■ Exercise description
Count every line that holds the string "page", then give that number alone.

── Material provided

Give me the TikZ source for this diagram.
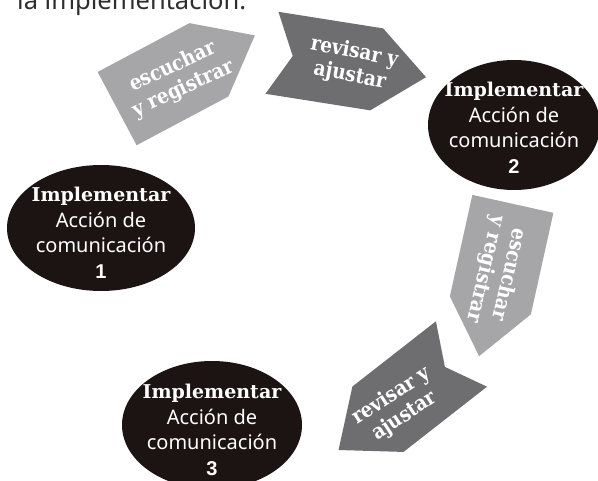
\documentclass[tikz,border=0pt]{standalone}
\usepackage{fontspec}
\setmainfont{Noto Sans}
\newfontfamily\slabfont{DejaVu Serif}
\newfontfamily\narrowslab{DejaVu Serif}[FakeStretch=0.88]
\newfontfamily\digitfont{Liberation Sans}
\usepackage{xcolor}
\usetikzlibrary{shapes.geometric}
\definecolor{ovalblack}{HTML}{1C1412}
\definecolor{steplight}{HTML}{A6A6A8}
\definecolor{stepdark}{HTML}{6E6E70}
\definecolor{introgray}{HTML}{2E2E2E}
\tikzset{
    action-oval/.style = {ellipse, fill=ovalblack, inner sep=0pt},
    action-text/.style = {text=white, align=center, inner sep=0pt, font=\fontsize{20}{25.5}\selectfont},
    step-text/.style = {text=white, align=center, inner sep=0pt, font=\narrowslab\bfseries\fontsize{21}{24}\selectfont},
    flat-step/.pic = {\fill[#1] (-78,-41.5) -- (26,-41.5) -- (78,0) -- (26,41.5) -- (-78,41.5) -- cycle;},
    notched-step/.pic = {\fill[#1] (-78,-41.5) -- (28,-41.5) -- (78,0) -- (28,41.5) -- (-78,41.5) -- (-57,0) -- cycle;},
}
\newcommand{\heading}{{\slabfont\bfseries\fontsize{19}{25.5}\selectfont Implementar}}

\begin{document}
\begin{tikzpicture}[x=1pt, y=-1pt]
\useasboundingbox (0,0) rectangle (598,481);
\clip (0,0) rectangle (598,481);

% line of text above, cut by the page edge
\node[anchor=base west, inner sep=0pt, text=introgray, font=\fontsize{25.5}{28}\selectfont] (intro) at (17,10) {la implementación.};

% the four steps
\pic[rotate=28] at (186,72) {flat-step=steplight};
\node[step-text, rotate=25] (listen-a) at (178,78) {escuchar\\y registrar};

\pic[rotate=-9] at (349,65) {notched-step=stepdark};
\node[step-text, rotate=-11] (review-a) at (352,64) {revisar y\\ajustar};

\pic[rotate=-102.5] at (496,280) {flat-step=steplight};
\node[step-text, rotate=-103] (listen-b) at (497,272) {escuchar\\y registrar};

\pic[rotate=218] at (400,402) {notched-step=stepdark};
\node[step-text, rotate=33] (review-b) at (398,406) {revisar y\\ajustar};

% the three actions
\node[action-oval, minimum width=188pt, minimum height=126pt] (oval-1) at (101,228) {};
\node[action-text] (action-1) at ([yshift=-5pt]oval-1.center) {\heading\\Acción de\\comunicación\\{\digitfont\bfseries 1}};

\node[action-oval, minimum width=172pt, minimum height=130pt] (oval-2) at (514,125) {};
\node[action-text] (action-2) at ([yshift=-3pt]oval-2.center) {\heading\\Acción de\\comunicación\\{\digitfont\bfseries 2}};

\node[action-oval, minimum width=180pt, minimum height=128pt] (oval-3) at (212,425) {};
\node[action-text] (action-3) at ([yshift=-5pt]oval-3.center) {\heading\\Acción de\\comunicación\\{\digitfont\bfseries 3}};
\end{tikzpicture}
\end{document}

────
── Material provided

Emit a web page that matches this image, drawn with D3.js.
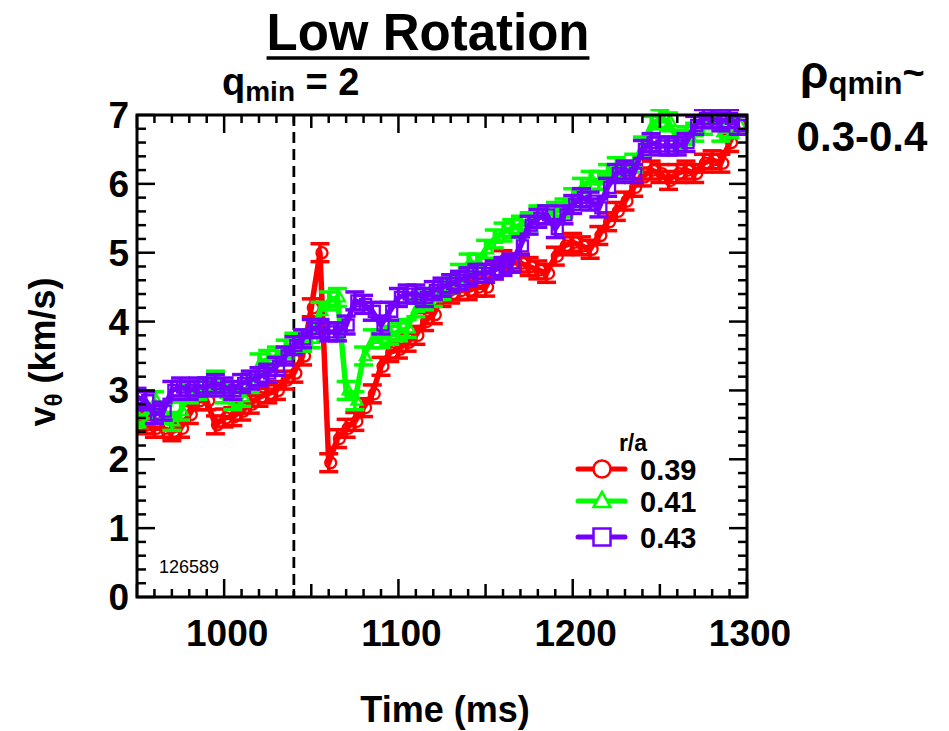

────
── Material provided

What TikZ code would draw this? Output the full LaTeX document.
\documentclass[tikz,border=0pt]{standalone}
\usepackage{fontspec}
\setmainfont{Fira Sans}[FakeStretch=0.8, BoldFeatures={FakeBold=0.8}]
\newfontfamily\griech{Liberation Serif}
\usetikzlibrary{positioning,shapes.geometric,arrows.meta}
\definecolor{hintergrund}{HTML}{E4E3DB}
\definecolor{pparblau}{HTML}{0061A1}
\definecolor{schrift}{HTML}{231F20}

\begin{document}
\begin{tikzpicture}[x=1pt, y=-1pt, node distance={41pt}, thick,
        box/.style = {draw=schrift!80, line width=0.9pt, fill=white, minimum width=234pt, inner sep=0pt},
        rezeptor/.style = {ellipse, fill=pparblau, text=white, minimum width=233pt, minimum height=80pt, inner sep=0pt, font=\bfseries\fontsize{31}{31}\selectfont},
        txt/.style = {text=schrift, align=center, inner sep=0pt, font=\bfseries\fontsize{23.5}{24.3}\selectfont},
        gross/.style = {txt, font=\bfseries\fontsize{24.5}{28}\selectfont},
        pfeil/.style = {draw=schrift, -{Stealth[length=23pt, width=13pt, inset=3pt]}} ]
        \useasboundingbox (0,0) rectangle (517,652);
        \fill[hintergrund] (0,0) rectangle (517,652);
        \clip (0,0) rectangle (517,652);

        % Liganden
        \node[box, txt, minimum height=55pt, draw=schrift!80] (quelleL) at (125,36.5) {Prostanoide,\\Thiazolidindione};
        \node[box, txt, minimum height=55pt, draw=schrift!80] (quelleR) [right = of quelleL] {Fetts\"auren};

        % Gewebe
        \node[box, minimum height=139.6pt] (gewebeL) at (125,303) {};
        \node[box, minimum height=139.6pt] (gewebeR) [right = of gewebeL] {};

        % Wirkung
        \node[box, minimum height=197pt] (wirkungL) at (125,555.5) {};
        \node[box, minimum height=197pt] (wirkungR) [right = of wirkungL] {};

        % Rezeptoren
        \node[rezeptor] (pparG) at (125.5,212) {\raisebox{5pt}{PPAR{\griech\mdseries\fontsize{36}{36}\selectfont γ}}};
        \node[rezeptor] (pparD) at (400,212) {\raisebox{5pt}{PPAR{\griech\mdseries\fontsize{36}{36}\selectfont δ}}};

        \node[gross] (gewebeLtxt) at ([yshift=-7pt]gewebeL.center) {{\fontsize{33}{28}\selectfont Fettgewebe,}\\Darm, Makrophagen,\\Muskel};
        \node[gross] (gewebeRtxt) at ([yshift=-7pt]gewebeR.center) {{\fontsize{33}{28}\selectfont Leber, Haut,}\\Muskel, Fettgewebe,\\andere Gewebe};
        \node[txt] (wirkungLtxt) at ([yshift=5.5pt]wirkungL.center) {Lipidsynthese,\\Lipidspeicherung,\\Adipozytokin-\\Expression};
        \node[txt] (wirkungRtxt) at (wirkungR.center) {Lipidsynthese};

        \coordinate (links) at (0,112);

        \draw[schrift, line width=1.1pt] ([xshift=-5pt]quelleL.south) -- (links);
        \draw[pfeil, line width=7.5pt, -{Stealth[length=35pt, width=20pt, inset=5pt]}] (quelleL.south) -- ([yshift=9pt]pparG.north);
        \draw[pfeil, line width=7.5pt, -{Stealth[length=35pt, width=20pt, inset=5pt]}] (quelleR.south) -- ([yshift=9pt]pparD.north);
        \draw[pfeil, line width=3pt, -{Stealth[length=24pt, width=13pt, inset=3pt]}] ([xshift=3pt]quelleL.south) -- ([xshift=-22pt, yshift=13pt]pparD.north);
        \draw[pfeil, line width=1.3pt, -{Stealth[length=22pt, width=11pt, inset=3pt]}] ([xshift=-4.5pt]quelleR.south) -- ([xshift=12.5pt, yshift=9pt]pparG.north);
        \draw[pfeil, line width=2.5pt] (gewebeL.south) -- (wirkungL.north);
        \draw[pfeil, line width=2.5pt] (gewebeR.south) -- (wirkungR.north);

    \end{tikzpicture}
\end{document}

────

■ Written response
2